Here is the "Read the Spirit" interview
"I HATE GUNS"
THE COMMENTARY THAT DREW THE MOST FIRE, BOTH FRIENDLY AND UNFRIENDLY
For years I did political blogs along with posts about my work. There is no doubt that I could have had a very different career had I chosen to pursue that path. But I didn't like the person it made me become, so I withdrew from the political fray, at least as far as writing went. But, before I withdrew, I wrote one piece that made the world go crazy. It was like the flip side of the cab ride story: a rage against life's darkness rather than a claim on life's goodness and light. I titled it, simply, "I hate guns." It was the second most read editorial of the year in the Minneapolis Star Tribune and was picked up by any number of other outlets around the country. It also elicited the most animated response of anything I ever wrote. Sadly, I have had to trot it out and republish it many times since its initial publication in 2015. What the hell is wrong with us?
(Originally published in 2015, but republished many times since, and sadly relevant almost every day here in America)
I HATE GUNS
Okay. I have nothing to lose, so I'm going to go all the way out to the edge on this gun issue.
In 2005 I watched as my friends at Red Lake were traumatized, killed, and besieged by reporters, then forgotten after a confused and alienated kid drove a car into the front of the school where I had worked, before pulling out an arsenal of guns and killing 7 people.
I am, as I write this, on a plane back to my home in Portland, 180 miles north of the mass murder site in the town of Roseburg, where I used to buy car parts when I lived in the Oregon woods many years ago, and where I have stopped and let my dog play in the dog park as we drove south through the magical Oregon country side.
I shop at the Clackamas mall where one more confused white kid brought out a gun and killed three people for no reason that any of us can fathom, or should have to fathom.
And all the politicians, no matter how pained and grieved, are dancing around the issue of guns with vague platitudes about the need for mental health services, background checks, the necessity of enlisting the support of responsible gun owners, and on and on.
But, let's cut to the chase: it's guns, pure and simple. Guns.
So, let's go to it.
What is it about guns that so obsesses Americans? Yes, I know all about the second amendment and how it supposedly protects our rights. I know all about the perceived slippery slope into governmental control of our lives. I know about beard boys in Idaho wearing camouflage and facepaint and crawling through the woods to hold out against an upcoming takeover by a fascist and totalitarian government, and about frightened fathers and mothers keeping guns in their houses in cities and suburbs to protect against intruders.

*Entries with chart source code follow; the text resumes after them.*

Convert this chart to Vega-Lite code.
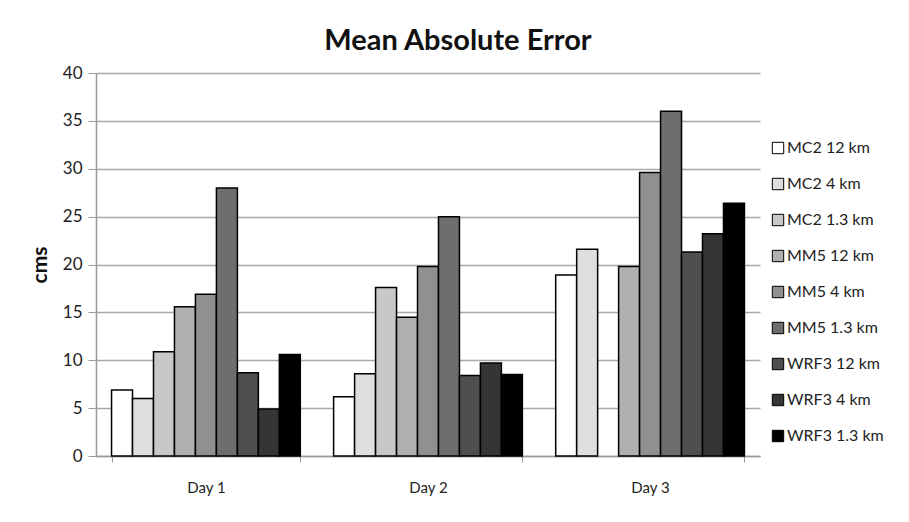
{
  "$schema": "https://vega.github.io/schema/vega-lite/v6.json",
  "width": 664,
  "height": 383,
  "autosize": {"type": "none"},
  "padding": {"left": 96, "top": 73, "right": 149, "bottom": 66},
  "background": "white",
  "title": {
    "text": "Mean Absolute Error",
    "font": "Lato",
    "fontSize": 29,
    "fontWeight": "bold",
    "color": "#111111",
    "anchor": "middle",
    "dx": 30,
    "offset": 8
  },
  "config": {
    "view": {"stroke": null},
    "font": "Lato"
  },
  "data": {
    "values": [
      {"day": "Day 1", "model": "MC2 12 km", "mae": 6.9},
      {"day": "Day 1", "model": "MC2 4 km", "mae": 6.0},
      {"day": "Day 1", "model": "MC2 1.3 km", "mae": 10.9},
      {"day": "Day 1", "model": "MM5 12 km", "mae": 15.6},
      {"day": "Day 1", "model": "MM5 4 km", "mae": 16.9},
      {"day": "Day 1", "model": "MM5 1.3 km", "mae": 28.0},
      {"day": "Day 1", "model": "WRF3 12 km", "mae": 8.7},
      {"day": "Day 1", "model": "WRF3 4 km", "mae": 4.9},
      {"day": "Day 1", "model": "WRF3 1.3 km", "mae": 10.6},
      {"day": "Day 2", "model": "MC2 12 km", "mae": 6.2},
      {"day": "Day 2", "model": "MC2 4 km", "mae": 8.6},
      {"day": "Day 2", "model": "MC2 1.3 km", "mae": 17.6},
      {"day": "Day 2", "model": "MM5 12 km", "mae": 14.5},
      {"day": "Day 2", "model": "MM5 4 km", "mae": 19.8},
      {"day": "Day 2", "model": "MM5 1.3 km", "mae": 25.0},
      {"day": "Day 2", "model": "WRF3 12 km", "mae": 8.4},
      {"day": "Day 2", "model": "WRF3 4 km", "mae": 9.7},
      {"day": "Day 2", "model": "WRF3 1.3 km", "mae": 8.5},
      {"day": "Day 3", "model": "MC2 12 km", "mae": 18.9},
      {"day": "Day 3", "model": "MC2 4 km", "mae": 21.6},
      {"day": "Day 3", "model": "MM5 12 km", "mae": 19.8},
      {"day": "Day 3", "model": "MM5 4 km", "mae": 29.6},
      {"day": "Day 3", "model": "MM5 1.3 km", "mae": 36.0},
      {"day": "Day 3", "model": "WRF3 12 km", "mae": 21.3},
      {"day": "Day 3", "model": "WRF3 4 km", "mae": 23.2},
      {"day": "Day 3", "model": "WRF3 1.3 km", "mae": 26.4}
    ]
  },
  "mark": {"type": "bar", "stroke": "#000000", "strokeWidth": 1.5},
  "encoding": {
    "x": {
      "field": "day",
      "type": "nominal",
      "scale": {"paddingInner": 0.15, "paddingOuter": 0.07},
      "axis": {
        "title": null,
        "labelAngle": 0,
        "labelFontSize": 15,
        "labelColor": "#222222",
        "labelPadding": 18,
        "domainColor": "#9a9a9a",
        "domainWidth": 1.5,
        "ticks": true,
        "tickBand": "extent",
        "tickColor": "#9a9a9a",
        "tickSize": 6,
        "grid": false
      }
    },
    "xOffset": {
      "field": "model",
      "type": "nominal",
      "scale": {
        "domain": ["MC2 12 km", "MC2 4 km", "MC2 1.3 km", "MM5 12 km", "MM5 4 km", "MM5 1.3 km", "WRF3 12 km", "WRF3 4 km", "WRF3 1.3 km"],
        "paddingInner": 0,
        "paddingOuter": 0
      }
    },
    "y": {
      "field": "mae",
      "type": "quantitative",
      "scale": {"domain": [0, 40]},
      "axis": {
        "title": "cms",
        "titleFontSize": 21,
        "titleFontWeight": "bold",
        "titleColor": "#111111",
        "titlePadding": 12,
        "values": [0, 5, 10, 15, 20, 25, 30, 35, 40],
        "labelFontSize": 17,
        "labelColor": "#222222",
        "labelPadding": 6,
        "tickSize": 8,
        "tickColor": "#9a9a9a",
        "domainColor": "#9a9a9a",
        "domainWidth": 1.5,
        "grid": true,
        "gridColor": "#a8a8a8",
        "gridWidth": 1.5
      }
    },
    "fill": {
      "field": "model",
      "type": "nominal",
      "scale": {
        "domain": ["MC2 12 km", "MC2 4 km", "MC2 1.3 km", "MM5 12 km", "MM5 4 km", "MM5 1.3 km", "WRF3 12 km", "WRF3 4 km", "WRF3 1.3 km"],
        "range": ["#ffffff", "#dedede", "#c8c8c8", "#b0b0b0", "#909090", "#6e6e6e", "#4f4f4f", "#353535", "#000000"]
      },
      "legend": {
        "title": null,
        "orient": "none",
        "legendX": 674,
        "legendY": 67,
        "symbolType": "square",
        "symbolSize": 130,
        "symbolStrokeColor": "#000000",
        "symbolStrokeWidth": 1,
        "labelFontSize": 16,
        "labelColor": "#222222",
        "labelOffset": 1,
        "rowPadding": 20,
        "labelLimit": 200
      }
    }
  }
}
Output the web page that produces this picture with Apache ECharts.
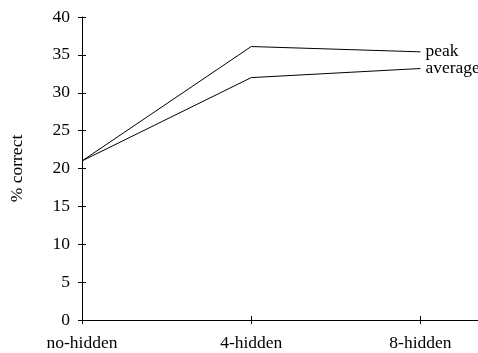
<!DOCTYPE html>
<html>
<head>
<meta charset="utf-8">
<script src="https://cdn.jsdelivr.net/npm/echarts@6/dist/echarts.min.js"></script>
<style>
  html, body { margin: 0; padding: 0; background: #fff; }
  #chart { width: 478px; height: 353px; }
</style>
</head>
<body>
<div id="chart"></div>
<script>
// Network configurations along the x axis
const categories = ['no-hidden', '4-hidden', '8-hidden'];
// Percentage correct for each configuration
const peakValues = [21, 36.1, 35.4];
const averageValues = [21, 32.0, 33.2];
// Y axis tick values
const yTicks = [0, 5, 10, 15, 20, 25, 30, 35, 40];

const FONT = "'Liberation Serif', 'Times New Roman', serif";
const FS = 17.5;
const tickIdx = categories.map((_, i) => i);

function pairs(values) {
  return values.map((v, i) => [i, v]);
}

const chart = echarts.init(document.getElementById('chart'), null, { renderer: 'canvas' });

const lineSeries = (name, values) => ({
  name: name,
  type: 'line',
  data: pairs(values),
  symbol: 'none',
  lineStyle: { color: '#000', width: 1 },
  endLabel: {
    show: true,
    formatter: name,
    distance: 5,
    color: '#000',
    fontFamily: FONT,
    fontSize: FS
  },
  animation: false
});

chart.setOption({
  animation: false,
  grid: { left: 80, right: 0, top: 17, bottom: 33 },
  xAxis: [{
    type: 'value',
    min: 0,
    max: 2.34,
    interval: 1,
    splitLine: { show: false },
    axisLine: { lineStyle: { color: '#000', width: 1 } },
    axisTick: { show: true, customValues: tickIdx, length: 4, inside: false, lineStyle: { color: '#000' } },
    axisLabel: {
      customValues: tickIdx,
      formatter: v => categories[Math.round(v)] || '',
      color: '#000', fontFamily: FONT, fontSize: FS, margin: 14
    }
  }, {
    type: 'value',
    position: 'bottom',
    min: 0,
    max: 2.34,
    interval: 1,
    splitLine: { show: false },
    axisLine: { show: false },
    axisTick: { show: true, customValues: tickIdx, length: 4, inside: true, lineStyle: { color: '#000' } },
    axisLabel: { show: false }
  }],
  yAxis: [{
    type: 'value',
    min: 0,
    max: 40,
    interval: 5,
    name: '% correct',
    nameLocation: 'middle',
    nameGap: 56,
    nameTextStyle: { color: '#000', fontFamily: FONT, fontSize: FS },
    splitLine: { show: false },
    axisLine: { show: true, lineStyle: { color: '#000', width: 1 } },
    axisTick: { show: true, length: 4, lineStyle: { color: '#000' } },
    axisLabel: { color: '#000', fontFamily: FONT, fontSize: FS, margin: 12,
      formatter: v => yTicks.includes(v) ? String(v) : '' }
  }, {
    type: 'value',
    position: 'left',
    min: 0,
    max: 40,
    interval: 5,
    splitLine: { show: false },
    axisLine: { show: false },
    axisTick: { show: true, inside: true, length: 4, lineStyle: { color: '#000' } },
    axisLabel: { show: false }
  }],
  series: [
    lineSeries('peak', peakValues),
    lineSeries('average', averageValues)
  ]
});
</script>
</body>
</html>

I know about all of this.
But forget all of that. Tell me about guns.
There are otherwise perfectly normal human beings in northern Minnesota where I lived who can barely feed their families but have 25 rifles, pistols, and semi-automatic weapons in their closets.
Why? You don't have 25 refrigerators, or 25 pipe wrenches, or 25 anything other than perhaps baseball caps and pairs of shoes, and those things are questionable enough in themselves. So, what is it about a gun? Is it some feeling of power? Is there some crypto-sexual thrill in holding it? Shooting it? Stroking it?
I know I'm being a bit demeaning, but, damn it, I simply can't understand. And, frankly, I don't want to. I am sick of hearing arguments for these cruel and lethal objects. They scare me, they disgust me, and it makes me ashamed that such an adolescent and selfish obsession can be one of the few sacrosanct things in our country.
What drives it? Why are we like this?
Sometimes I think it is part of this culture of fear that comes with our out-of-control capitalist society where every advertisement is based on fear and perceived deficiency, and a gun is just the physical embodiment of a sense of control.
Sometimes I think it has a subterranean racism at its heart, where fear of the terrifying black man at your door drives white people to want to have the fantasy of a protective weapon at hand.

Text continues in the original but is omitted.